Product Used: Outback Forage Oats
Outback forage oats have showed their potential under very different seasonal conditions on the property of Ashley Lush, at Gunnedah, in northern New South Wales. Mr Lush said he first planted Outback oats in 2010 in an excellent season. “It did really well in a really good year,” Mr Lush said. “It was good for grazing with big broad leaves. We grazed it right through as the moisture held.” In contrast, the 2011 season was completely different with very little rainfall recorded in the growing season. The Outback oats were planted in June with one area sown into the oats crops from the previous year and the other area double-cropped into a freshly harvested sunflower paddock. “There were two to three months where there was not a lot of rainfall at all,” he said.

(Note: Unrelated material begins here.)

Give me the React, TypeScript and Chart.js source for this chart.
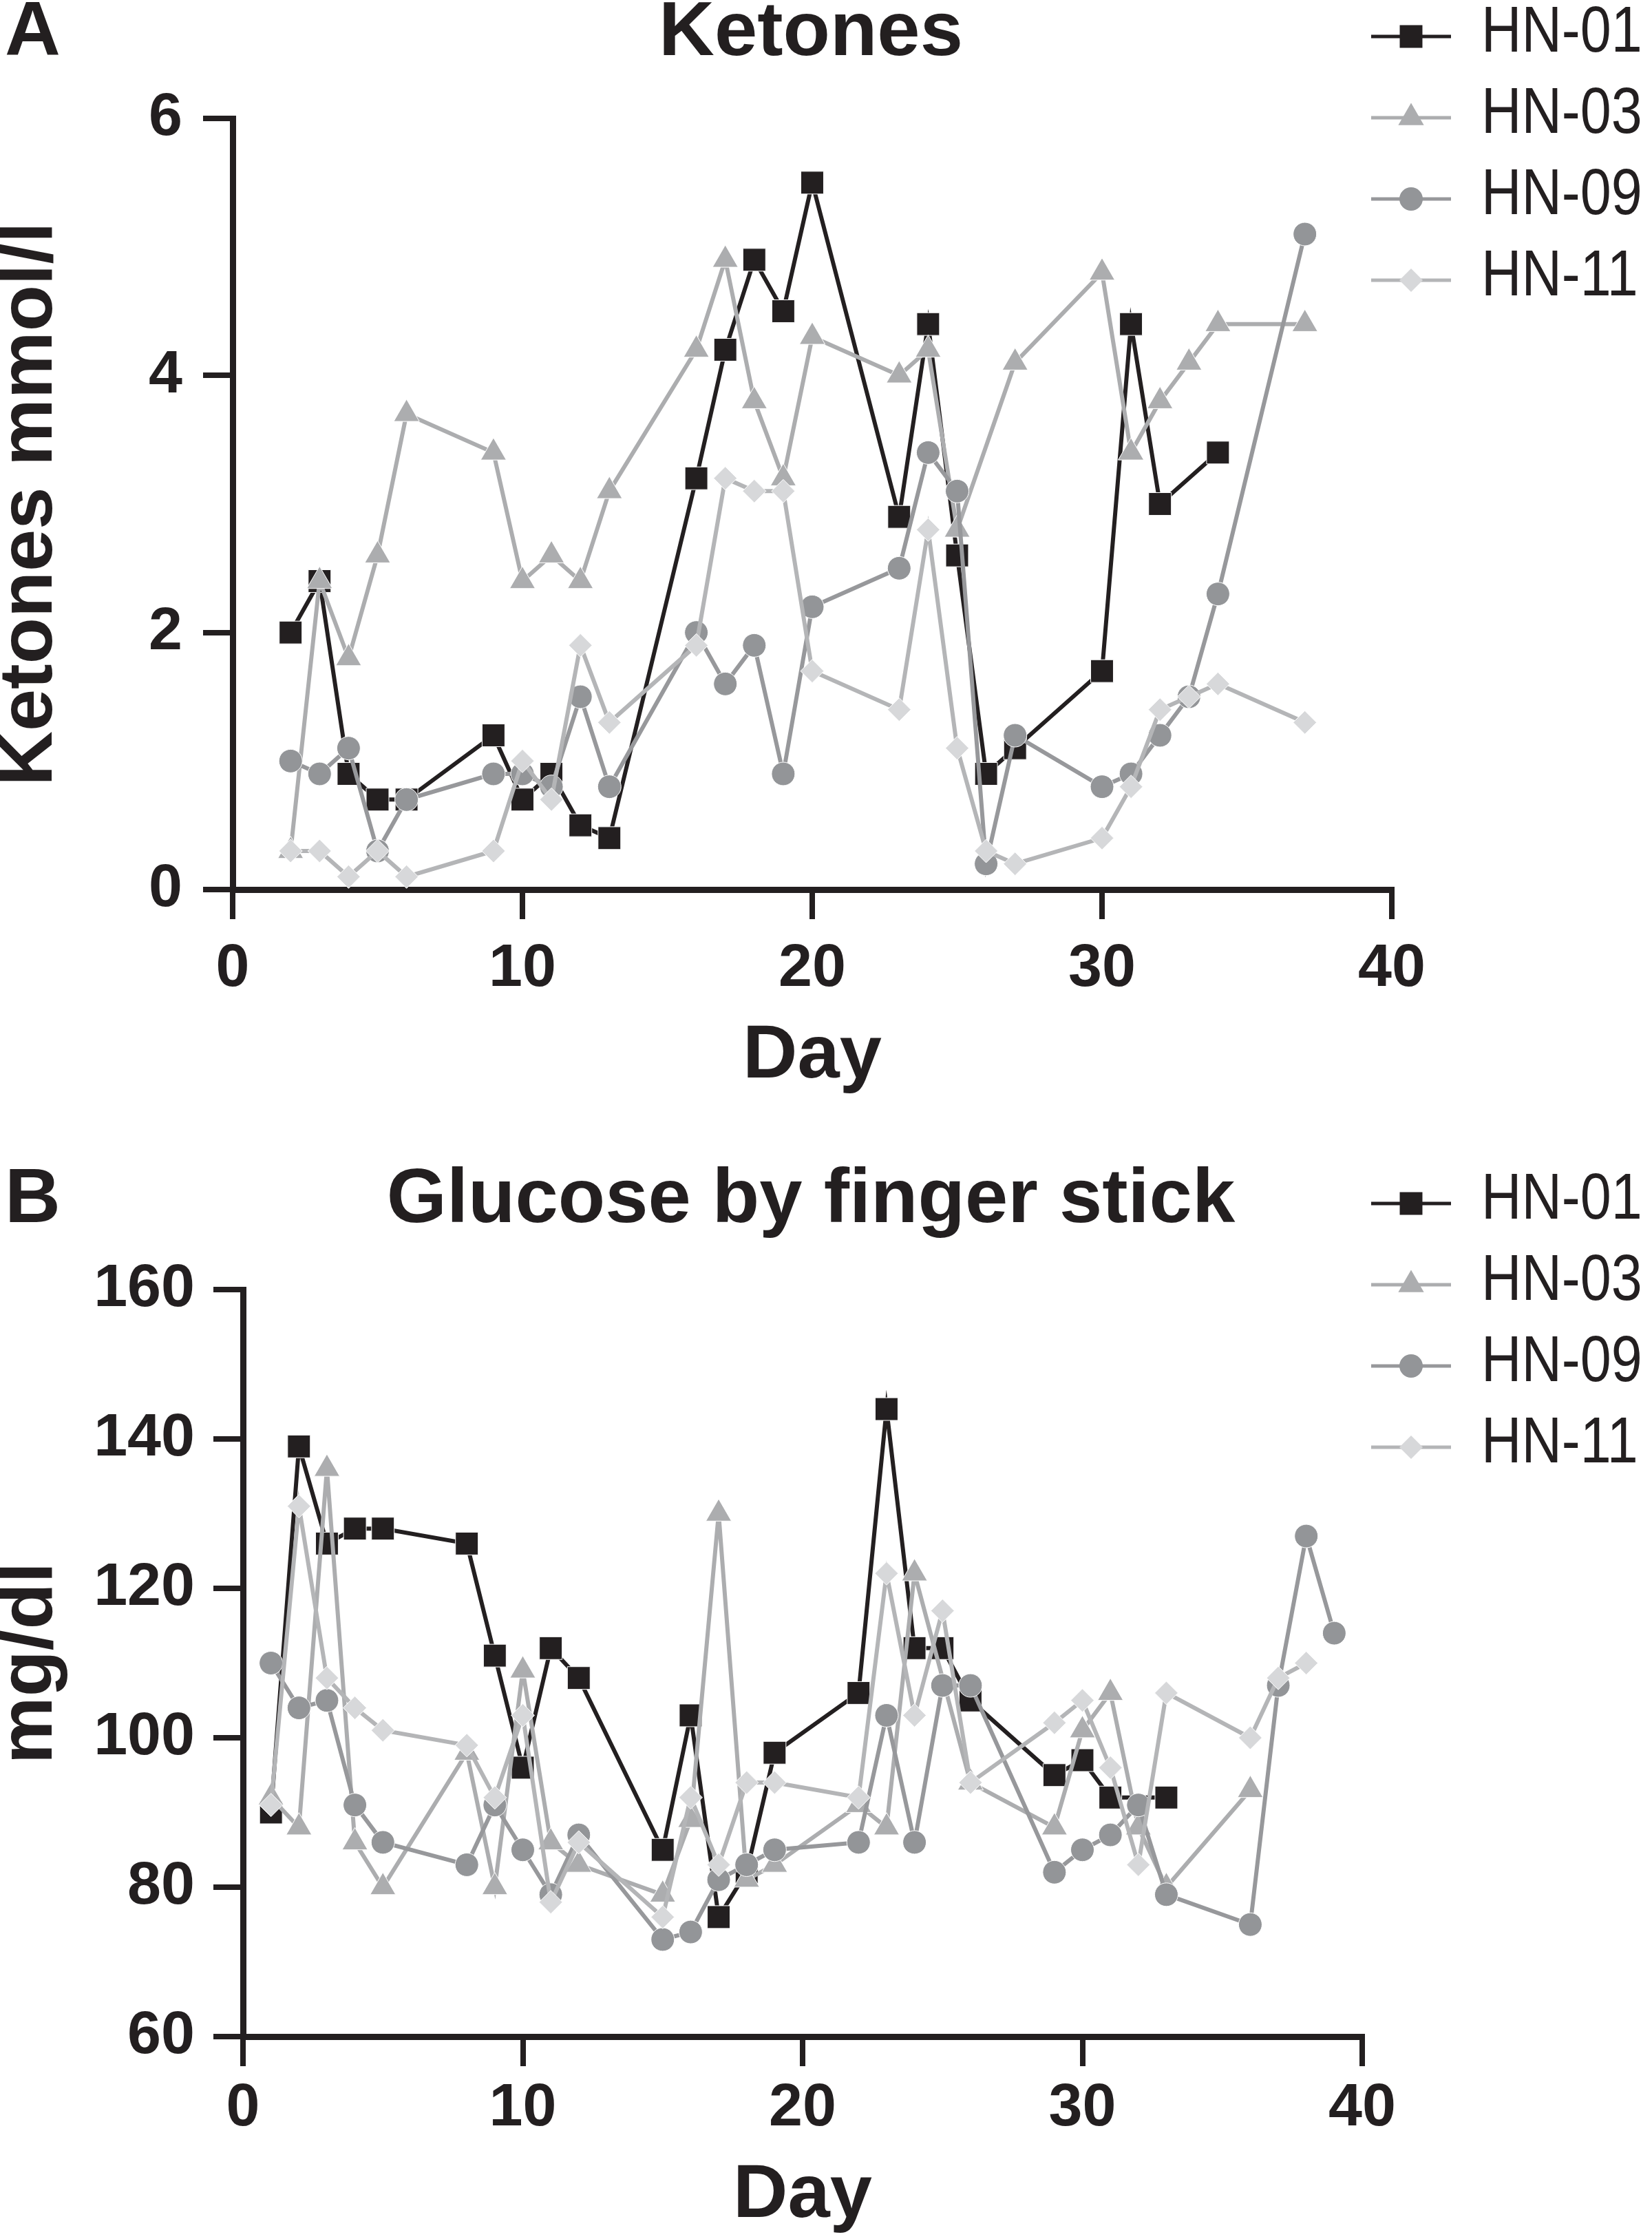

Some areas were grazed, although the majority of cattle had been sent off to Queensland for agistment because of the very dry conditions. “By all rights we should have grazed it and then got rid of it,” Mr Lush said. He said the Outback oats performed well by hanging in there and then taking advantage of the rainfall which fell at the end of September and in the months that followed. The crop was still green going into December and was even able to utilise a substantial rainfall event which took place in late November. Mr Lush said the Outback oats had been grown on the property in two years that were at opposite ends of the spectrum. He said the oats performed as expected under the excellent conditions of 2010, and they also showed good stress tolerance and an ability to hang in there during the tough season of 2011. “We’ve had both extremes in two years.”